WorldA Re-established West Bank Settlement Symbolizes Hardened Israeli Views

For an Israeli settlement that has become such a resounding symbol of religious and right-wing politics in the West Bank, Homesh is not much to look at.

Three families live in tarpaulin-covered shelters full of bunk beds for some 50 young men, who study in a yeshiva that is a shabby prefab structure surrounded by abandoned toys, building materials and garbage.

They live part time here amid the ruins and rubbish of a hilltop settlement ripped down in 2005 by the Israeli Army and the police. It is one of four West Bank settlements dismantled when Israel pulled all of its troops and settlements out of Gaza. Israel’s intention then, pushed by Washington, was to signal that outlying settlements too hard to defend would be consolidated in any future peace deal.

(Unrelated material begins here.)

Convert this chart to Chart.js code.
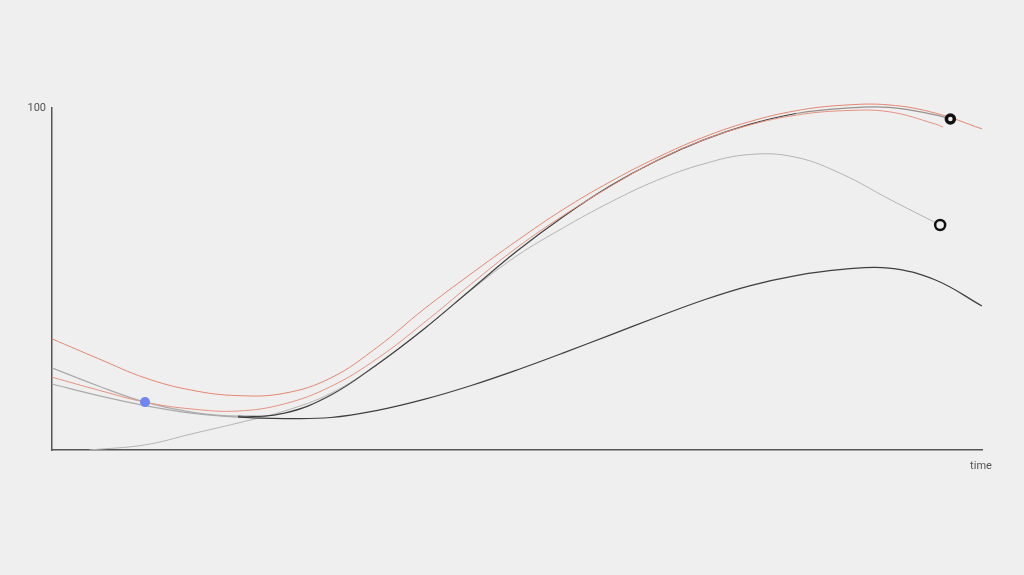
<!DOCTYPE html>
<html>
<head>
<meta charset="utf-8">
<title>curves over time</title>
<script src="https://cdn.jsdelivr.net/npm/chart.js@4.4.1/dist/chart.umd.min.js"></script>
<style>
  html, body { margin: 0; padding: 0; background: #efefef; }
  canvas { display: block; }
</style>
</head>
<body>
<canvas id="curveChart" width="1024" height="575"></canvas>
<script>
// values, time 0..100, value 0..100
const redUpperTimes = [0, 5, 10, 15, 20, 25, 30, 35, 40, 45, 50, 55, 60, 65, 70, 75, 80, 85, 90, 95, 100];
const redUpper = [32.5, 26.7, 21.1, 17.5, 15.9, 16.6, 21.1, 30.1, 41.2, 51.4, 61.2, 70.4, 78.4, 85.4, 91.4, 96.0, 99.2, 100.8, 100.9, 98.5, 93.9];

const redLowerTimes = [0, 5, 10, 15, 20, 25, 30, 35, 40, 45, 50, 55, 60, 65, 70, 75, 80, 85, 90, 95, 95.8];
const redLower = [21.3, 17.5, 14.0, 12.0, 11.4, 13.5, 18.6, 26.8, 37.2, 48.4, 59.2, 68.6, 77.0, 84.6, 90.6, 95.0, 97.9, 99.2, 98.9, 95.3, 94.4];

const darkUpperTimes = [0, 5, 10, 15, 20, 25, 30, 35, 40, 45, 50, 55, 60, 65, 70, 75, 80, 85, 90, 95, 96.6];
const darkUpper = [24.0, 18.7, 14.0, 11.1, 9.9, 10.8, 16.1, 25.1, 35.4, 46.8, 58.2, 68.3, 77.2, 84.6, 90.6, 95.2, 98.4, 99.9, 100.2, 98.0, 96.8];

const darkLowerTimes = [0, 5, 10, 15, 20, 25, 30, 35, 40, 45, 50, 55, 60, 65, 70, 75, 80, 85, 90, 95, 100];
const darkLower = [19.3, 15.9, 13.0, 10.8, 9.6, 9.2, 9.5, 11.6, 14.8, 18.8, 23.4, 28.4, 33.6, 38.8, 43.8, 48.0, 51.0, 52.8, 53.2, 49.7, 42.1];

const grayArcTimes = [4, 10, 15, 20, 25, 30, 35, 40, 45, 50, 55, 60, 65, 70, 75, 80, 85, 90, 95.5];
const grayArc = [0, 1.5, 4.7, 7.9, 11.4, 16.6, 25.1, 35.4, 46.6, 56.8, 65.0, 72.4, 78.8, 83.6, 86.4, 85.6, 80.6, 73.4, 65.8];

const yTicks = [0, 100];
const xLabel = "time";
const blueIndex = 2; // the blue dot on the dark upper curve

document.addEventListener("DOMContentLoaded", function () {
  const ctx = document.getElementById("curveChart");
  if (!ctx) return;

  const toPoints = (xs, ys) => xs.map((x, i) => ({ x: x, y: ys[i] }));
  // left ends of the two dark curves are drawn light grey
  const fadeLeft = (c) => c.p0.parsed.x < 17 ? "#ababab" : "#3f3f3f";
  // the upper dark curve also pales once it runs under the red ones
  const fadeBoth = (c) => c.p0.parsed.x < 17 ? "#ababab" : c.p0.parsed.x >= 80 ? "#9a9090" : "#3f3f3f";

  const lastUpper = darkUpperTimes.length - 1;
  const lastArc = grayArcTimes.length - 1;

  // blue dot, filled ring at the end of the dark curve, open ring at the end of the grey arc
  const markers = [
    { x: darkUpperTimes[blueIndex], y: darkUpper[blueIndex] },
    { x: darkUpperTimes[lastUpper], y: darkUpper[lastUpper] },
    { x: grayArcTimes[lastArc], y: grayArc[lastArc] }
  ];

  Chart.defaults.font.family = "Roboto, 'Liberation Sans', sans-serif";

  // axis name sits just past the right end of the x axis
  const axisName = {
    id: "axisName",
    afterDraw(chart) {
      const x = chart.scales.x;
      const c = chart.ctx;
      c.save();
      c.font = "11px Roboto, 'Liberation Sans', sans-serif";
      c.fillStyle = "#555";
      c.textAlign = "center";
      c.textBaseline = "middle";
      c.fillText(xLabel, x.right - 1, x.top + 16);
      c.restore();
    }
  };

  new Chart(ctx, {
    type: "line",
    data: {
      datasets: [
        {
          data: markers,
          showLine: false,
          pointRadius: [5, 4, 5],
          pointBackgroundColor: ["#6f85f3", "#efefef", "#efefef"],
          pointBorderColor: ["#6f85f3", "#111", "#111"],
          pointBorderWidth: [0, 3.5, 2.5],
          clip: false
        },
        {
          data: toPoints(redUpperTimes, redUpper),
          borderColor: "#e4866f",
          borderWidth: 1,
          pointRadius: 0,
          tension: 0.4,
          clip: false
        },
        {
          data: toPoints(redLowerTimes, redLower),
          borderColor: "#e6917f",
          borderWidth: 1,
          pointRadius: 0,
          tension: 0.4,
          clip: false
        },
        {
          data: toPoints(darkUpperTimes, darkUpper),
          borderColor: "#3f3f3f",
          borderWidth: 1.2,
          segment: { borderColor: fadeBoth },
          pointRadius: 0,
          tension: 0.4,
          clip: false
        },
        {
          data: toPoints(darkLowerTimes, darkLower),
          borderColor: "#3f3f3f",
          borderWidth: 1.2,
          segment: { borderColor: fadeLeft },
          pointRadius: 0,
          tension: 0.4,
          clip: false
        },
        {
          data: toPoints(grayArcTimes, grayArc),
          borderColor: "#b3b3b3",
          borderWidth: 1,
          pointRadius: 0,
          tension: 0.4,
          clip: false
        }
      ]
    },
    options: {
      responsive: false,
      animation: false,
      events: [],
      layout: { padding: { top: 108, right: 42, bottom: 97, left: 0 } },
      plugins: {
        legend: { display: false },
        title: { display: false },
        tooltip: { enabled: false }
      },
      scales: {
        x: {
          type: "linear",
          min: 0,
          max: 100,
          grid: { display: false, drawTicks: false },
          border: { display: true, color: "#555", width: 1.5 },
          ticks: { display: false },
          afterFit: function (scale) { scale.height = 28; }
        },
        y: {
          min: 0,
          max: 100,
          grid: { display: false, drawTicks: false },
          border: { display: true, color: "#555", width: 1.5 },
          afterBuildTicks: function (scale) {
            scale.ticks = yTicks.map((v) => ({ value: v }));
          },
          ticks: {
            color: "#555",
            font: { size: 11 },
            padding: 6,
            callback: function (v) { return v === 100 ? "100" : ""; }
          },
          afterFit: function (scale) { scale.width = 52; }
        }
      }
    },
    plugins: [axisName]
  });
});
</script>
</body>
</html>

The decision to dismantle them is now being challenged by the more religious and right-wing ministers in the government of Benjamin Netanyahu. They are agitating to settle more land in the Israeli-occupied West Bank and even remove Palestinians from Gaza to resettle there.

Homesh, perched in the hills above Nablus, has become a symbol of their resolve.

Early last year, the Israeli government decided to relegalize Homesh, but the Supreme Court then required the government to dismantle it once more and ensure that Palestinians who own the land on which it sits can reach it safely.